Data shown:
--------------------

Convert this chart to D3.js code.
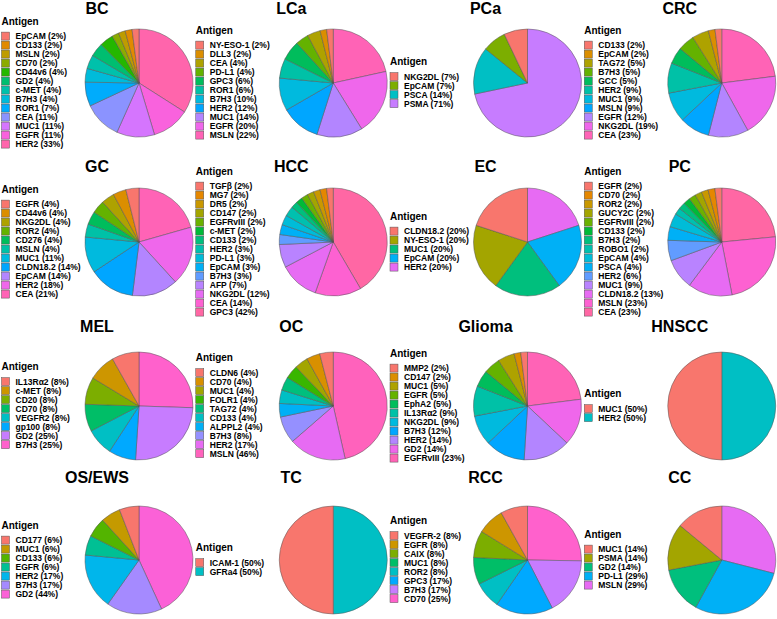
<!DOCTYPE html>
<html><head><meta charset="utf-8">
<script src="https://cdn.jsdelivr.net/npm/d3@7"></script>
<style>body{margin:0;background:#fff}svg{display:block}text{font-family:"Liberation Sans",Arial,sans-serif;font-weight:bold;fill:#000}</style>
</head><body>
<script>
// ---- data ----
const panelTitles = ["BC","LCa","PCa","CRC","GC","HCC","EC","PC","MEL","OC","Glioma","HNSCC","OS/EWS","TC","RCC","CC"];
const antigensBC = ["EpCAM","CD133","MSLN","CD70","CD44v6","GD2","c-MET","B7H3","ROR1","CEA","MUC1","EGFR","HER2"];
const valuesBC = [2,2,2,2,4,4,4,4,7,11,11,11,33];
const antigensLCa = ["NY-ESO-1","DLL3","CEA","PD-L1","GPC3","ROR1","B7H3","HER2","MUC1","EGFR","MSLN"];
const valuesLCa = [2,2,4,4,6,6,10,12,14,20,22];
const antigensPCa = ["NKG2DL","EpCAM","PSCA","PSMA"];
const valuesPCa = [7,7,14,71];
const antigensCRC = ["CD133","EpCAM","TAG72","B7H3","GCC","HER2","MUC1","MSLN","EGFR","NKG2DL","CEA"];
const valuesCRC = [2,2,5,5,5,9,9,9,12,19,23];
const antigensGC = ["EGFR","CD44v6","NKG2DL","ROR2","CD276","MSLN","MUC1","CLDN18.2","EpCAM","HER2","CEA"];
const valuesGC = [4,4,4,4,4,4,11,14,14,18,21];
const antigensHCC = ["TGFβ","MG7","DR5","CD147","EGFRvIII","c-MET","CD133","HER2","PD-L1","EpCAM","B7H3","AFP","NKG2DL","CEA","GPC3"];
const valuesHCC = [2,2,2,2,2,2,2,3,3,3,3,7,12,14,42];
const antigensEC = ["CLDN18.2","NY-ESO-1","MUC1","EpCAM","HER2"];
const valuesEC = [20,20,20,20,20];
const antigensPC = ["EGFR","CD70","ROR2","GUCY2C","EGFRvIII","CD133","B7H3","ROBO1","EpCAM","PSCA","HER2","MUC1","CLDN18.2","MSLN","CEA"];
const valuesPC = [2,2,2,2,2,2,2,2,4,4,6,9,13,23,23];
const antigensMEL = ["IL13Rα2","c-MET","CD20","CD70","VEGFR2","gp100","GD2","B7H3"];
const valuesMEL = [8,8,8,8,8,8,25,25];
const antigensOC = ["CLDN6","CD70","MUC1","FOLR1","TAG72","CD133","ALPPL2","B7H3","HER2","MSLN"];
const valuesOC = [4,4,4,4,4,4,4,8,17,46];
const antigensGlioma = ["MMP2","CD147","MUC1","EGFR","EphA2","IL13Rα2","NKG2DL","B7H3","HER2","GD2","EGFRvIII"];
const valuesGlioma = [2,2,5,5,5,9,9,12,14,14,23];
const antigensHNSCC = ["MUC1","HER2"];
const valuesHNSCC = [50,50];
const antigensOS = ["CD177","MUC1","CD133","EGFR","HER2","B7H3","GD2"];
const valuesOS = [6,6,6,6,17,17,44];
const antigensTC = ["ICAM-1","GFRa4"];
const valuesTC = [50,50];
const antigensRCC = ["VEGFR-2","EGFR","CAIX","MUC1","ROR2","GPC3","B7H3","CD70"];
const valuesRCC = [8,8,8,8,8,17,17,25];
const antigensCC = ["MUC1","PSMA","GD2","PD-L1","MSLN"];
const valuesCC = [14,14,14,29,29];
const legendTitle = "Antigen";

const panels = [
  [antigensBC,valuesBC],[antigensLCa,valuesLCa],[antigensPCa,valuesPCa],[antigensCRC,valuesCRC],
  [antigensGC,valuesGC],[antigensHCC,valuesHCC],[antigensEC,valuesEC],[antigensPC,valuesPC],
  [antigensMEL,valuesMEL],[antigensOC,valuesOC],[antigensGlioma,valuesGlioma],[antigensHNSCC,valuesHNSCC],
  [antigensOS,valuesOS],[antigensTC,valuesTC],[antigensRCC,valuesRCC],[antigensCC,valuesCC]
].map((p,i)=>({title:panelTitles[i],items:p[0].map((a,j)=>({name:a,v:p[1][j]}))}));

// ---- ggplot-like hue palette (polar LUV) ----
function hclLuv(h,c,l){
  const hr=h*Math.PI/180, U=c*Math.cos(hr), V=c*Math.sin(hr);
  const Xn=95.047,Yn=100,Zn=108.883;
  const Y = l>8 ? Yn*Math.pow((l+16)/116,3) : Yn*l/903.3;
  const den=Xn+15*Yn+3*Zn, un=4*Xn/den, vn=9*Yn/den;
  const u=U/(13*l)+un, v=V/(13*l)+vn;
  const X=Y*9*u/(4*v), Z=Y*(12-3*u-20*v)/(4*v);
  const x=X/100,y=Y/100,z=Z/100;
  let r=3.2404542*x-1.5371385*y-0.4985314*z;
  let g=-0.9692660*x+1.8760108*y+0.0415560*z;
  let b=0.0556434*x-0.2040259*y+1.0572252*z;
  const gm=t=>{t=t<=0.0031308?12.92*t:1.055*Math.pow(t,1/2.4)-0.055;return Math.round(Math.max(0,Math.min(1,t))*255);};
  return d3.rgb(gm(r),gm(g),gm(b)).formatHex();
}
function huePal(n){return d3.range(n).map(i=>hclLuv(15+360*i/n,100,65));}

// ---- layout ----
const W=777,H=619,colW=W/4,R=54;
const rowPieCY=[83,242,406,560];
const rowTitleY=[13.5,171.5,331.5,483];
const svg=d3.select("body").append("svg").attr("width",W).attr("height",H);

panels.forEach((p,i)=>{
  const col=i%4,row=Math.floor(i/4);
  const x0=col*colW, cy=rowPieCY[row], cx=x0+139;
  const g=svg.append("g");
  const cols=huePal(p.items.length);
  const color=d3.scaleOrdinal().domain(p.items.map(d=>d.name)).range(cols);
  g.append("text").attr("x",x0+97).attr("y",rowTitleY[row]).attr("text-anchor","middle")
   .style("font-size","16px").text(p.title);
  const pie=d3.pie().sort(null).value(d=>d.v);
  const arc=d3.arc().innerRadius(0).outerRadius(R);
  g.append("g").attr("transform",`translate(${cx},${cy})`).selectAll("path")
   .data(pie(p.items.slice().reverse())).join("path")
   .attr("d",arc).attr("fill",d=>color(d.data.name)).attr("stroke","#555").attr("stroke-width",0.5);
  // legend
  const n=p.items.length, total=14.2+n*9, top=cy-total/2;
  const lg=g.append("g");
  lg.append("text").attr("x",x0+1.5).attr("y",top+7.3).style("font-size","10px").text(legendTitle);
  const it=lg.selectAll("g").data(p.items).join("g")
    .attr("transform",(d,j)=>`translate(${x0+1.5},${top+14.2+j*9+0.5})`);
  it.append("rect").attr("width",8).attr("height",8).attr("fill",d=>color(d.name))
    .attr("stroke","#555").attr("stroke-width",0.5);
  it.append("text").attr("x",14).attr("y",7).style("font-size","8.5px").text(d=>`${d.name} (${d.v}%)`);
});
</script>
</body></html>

--------------------

Without the images, write out each line of the data verbatim.

Convert this chart to D3.js code.
<!DOCTYPE html>
<html><head><meta charset="utf-8">
<script src="https://cdn.jsdelivr.net/npm/d3@7"></script>
<style>body{margin:0;background:#fff}svg{display:block}text{font-family:"Liberation Sans",Arial,sans-serif;font-weight:bold;fill:#000}</style>
</head><body>
<script>
// ---- data ----
const panelTitles = ["BC","LCa","PCa","CRC","GC","HCC","EC","PC","MEL","OC","Glioma","HNSCC","OS/EWS","TC","RCC","CC"];
const antigensBC = ["EpCAM","CD133","MSLN","CD70","CD44v6","GD2","c-MET","B7H3","ROR1","CEA","MUC1","EGFR","HER2"];
const valuesBC = [2,2,2,2,4,4,4,4,7,11,11,11,33];
const antigensLCa = ["NY-ESO-1","DLL3","CEA","PD-L1","GPC3","ROR1","B7H3","HER2","MUC1","EGFR","MSLN"];
const valuesLCa = [2,2,4,4,6,6,10,12,14,20,22];
const antigensPCa = ["NKG2DL","EpCAM","PSCA","PSMA"];
const valuesPCa = [7,7,14,71];
const antigensCRC = ["CD133","EpCAM","TAG72","B7H3","GCC","HER2","MUC1","MSLN","EGFR","NKG2DL","CEA"];
const valuesCRC = [2,2,5,5,5,9,9,9,12,19,23];
const antigensGC = ["EGFR","CD44v6","NKG2DL","ROR2","CD276","MSLN","MUC1","CLDN18.2","EpCAM","HER2","CEA"];
const valuesGC = [4,4,4,4,4,4,11,14,14,18,21];
const antigensHCC = ["TGFβ","MG7","DR5","CD147","EGFRvIII","c-MET","CD133","HER2","PD-L1","EpCAM","B7H3","AFP","NKG2DL","CEA","GPC3"];
const valuesHCC = [2,2,2,2,2,2,2,3,3,3,3,7,12,14,42];
const antigensEC = ["CLDN18.2","NY-ESO-1","MUC1","EpCAM","HER2"];
const valuesEC = [20,20,20,20,20];
const antigensPC = ["EGFR","CD70","ROR2","GUCY2C","EGFRvIII","CD133","B7H3","ROBO1","EpCAM","PSCA","HER2","MUC1","CLDN18.2","MSLN","CEA"];
const valuesPC = [2,2,2,2,2,2,2,2,4,4,6,9,13,23,23];
const antigensMEL = ["IL13Rα2","c-MET","CD20","CD70","VEGFR2","gp100","GD2","B7H3"];
const valuesMEL = [8,8,8,8,8,8,25,25];
const antigensOC = ["CLDN6","CD70","MUC1","FOLR1","TAG72","CD133","ALPPL2","B7H3","HER2","MSLN"];
const valuesOC = [4,4,4,4,4,4,4,8,17,46];
const antigensGlioma = ["MMP2","CD147","MUC1","EGFR","EphA2","IL13Rα2","NKG2DL","B7H3","HER2","GD2","EGFRvIII"];
const valuesGlioma = [2,2,5,5,5,9,9,12,14,14,23];
const antigensHNSCC = ["MUC1","HER2"];
const valuesHNSCC = [50,50];
const antigensOS = ["CD177","MUC1","CD133","EGFR","HER2","B7H3","GD2"];
const valuesOS = [6,6,6,6,17,17,44];
const antigensTC = ["ICAM-1","GFRa4"];
const valuesTC = [50,50];
const antigensRCC = ["VEGFR-2","EGFR","CAIX","MUC1","ROR2","GPC3","B7H3","CD70"];
const valuesRCC = [8,8,8,8,8,17,17,25];
const antigensCC = ["MUC1","PSMA","GD2","PD-L1","MSLN"];
const valuesCC = [14,14,14,29,29];
const legendTitle = "Antigen";

const panels = [
  [antigensBC,valuesBC],[antigensLCa,valuesLCa],[antigensPCa,valuesPCa],[antigensCRC,valuesCRC],
  [antigensGC,valuesGC],[antigensHCC,valuesHCC],[antigensEC,valuesEC],[antigensPC,valuesPC],
  [antigensMEL,valuesMEL],[antigensOC,valuesOC],[antigensGlioma,valuesGlioma],[antigensHNSCC,valuesHNSCC],
  [antigensOS,valuesOS],[antigensTC,valuesTC],[antigensRCC,valuesRCC],[antigensCC,valuesCC]
].map((p,i)=>({title:panelTitles[i],items:p[0].map((a,j)=>({name:a,v:p[1][j]}))}));

// ---- ggplot-like hue palette (polar LUV) ----
function hclLuv(h,c,l){
  const hr=h*Math.PI/180, U=c*Math.cos(hr), V=c*Math.sin(hr);
  const Xn=95.047,Yn=100,Zn=108.883;
  const Y = l>8 ? Yn*Math.pow((l+16)/116,3) : Yn*l/903.3;
  const den=Xn+15*Yn+3*Zn, un=4*Xn/den, vn=9*Yn/den;
  const u=U/(13*l)+un, v=V/(13*l)+vn;
  const X=Y*9*u/(4*v), Z=Y*(12-3*u-20*v)/(4*v);
  const x=X/100,y=Y/100,z=Z/100;
  let r=3.2404542*x-1.5371385*y-0.4985314*z;
  let g=-0.9692660*x+1.8760108*y+0.0415560*z;
  let b=0.0556434*x-0.2040259*y+1.0572252*z;
  const gm=t=>{t=t<=0.0031308?12.92*t:1.055*Math.pow(t,1/2.4)-0.055;return Math.round(Math.max(0,Math.min(1,t))*255);};
  return d3.rgb(gm(r),gm(g),gm(b)).formatHex();
}
function huePal(n){return d3.range(n).map(i=>hclLuv(15+360*i/n,100,65));}

// ---- layout ----
const W=777,H=619,colW=W/4,R=54;
const rowPieCY=[83,242,406,560];
const rowTitleY=[13.5,171.5,331.5,483];
const svg=d3.select("body").append("svg").attr("width",W).attr("height",H);

panels.forEach((p,i)=>{
  const col=i%4,row=Math.floor(i/4);
  const x0=col*colW, cy=rowPieCY[row], cx=x0+139;
  const g=svg.append("g");
  const cols=huePal(p.items.length);
  const color=d3.scaleOrdinal().domain(p.items.map(d=>d.name)).range(cols);
  g.append("text").attr("x",x0+97).attr("y",rowTitleY[row]).attr("text-anchor","middle")
   .style("font-size","16px").text(p.title);
  const pie=d3.pie().sort(null).value(d=>d.v);
  const arc=d3.arc().innerRadius(0).outerRadius(R);
  g.append("g").attr("transform",`translate(${cx},${cy})`).selectAll("path")
   .data(pie(p.items.slice().reverse())).join("path")
   .attr("d",arc).attr("fill",d=>color(d.data.name)).attr("stroke","#555").attr("stroke-width",0.5);
  // legend
  const n=p.items.length, total=14.2+n*9, top=cy-total/2;
  const lg=g.append("g");
  lg.append("text").attr("x",x0+1.5).attr("y",top+7.3).style("font-size","10px").text(legendTitle);
  const it=lg.selectAll("g").data(p.items).join("g")
    .attr("transform",(d,j)=>`translate(${x0+1.5},${top+14.2+j*9+0.5})`);
  it.append("rect").attr("width",8).attr("height",8).attr("fill",d=>color(d.name))
    .attr("stroke","#555").attr("stroke-width",0.5);
  it.append("text").attr("x",14).attr("y",7).style("font-size","8.5px").text(d=>`${d.name} (${d.v}%)`);
});
</script>
</body></html>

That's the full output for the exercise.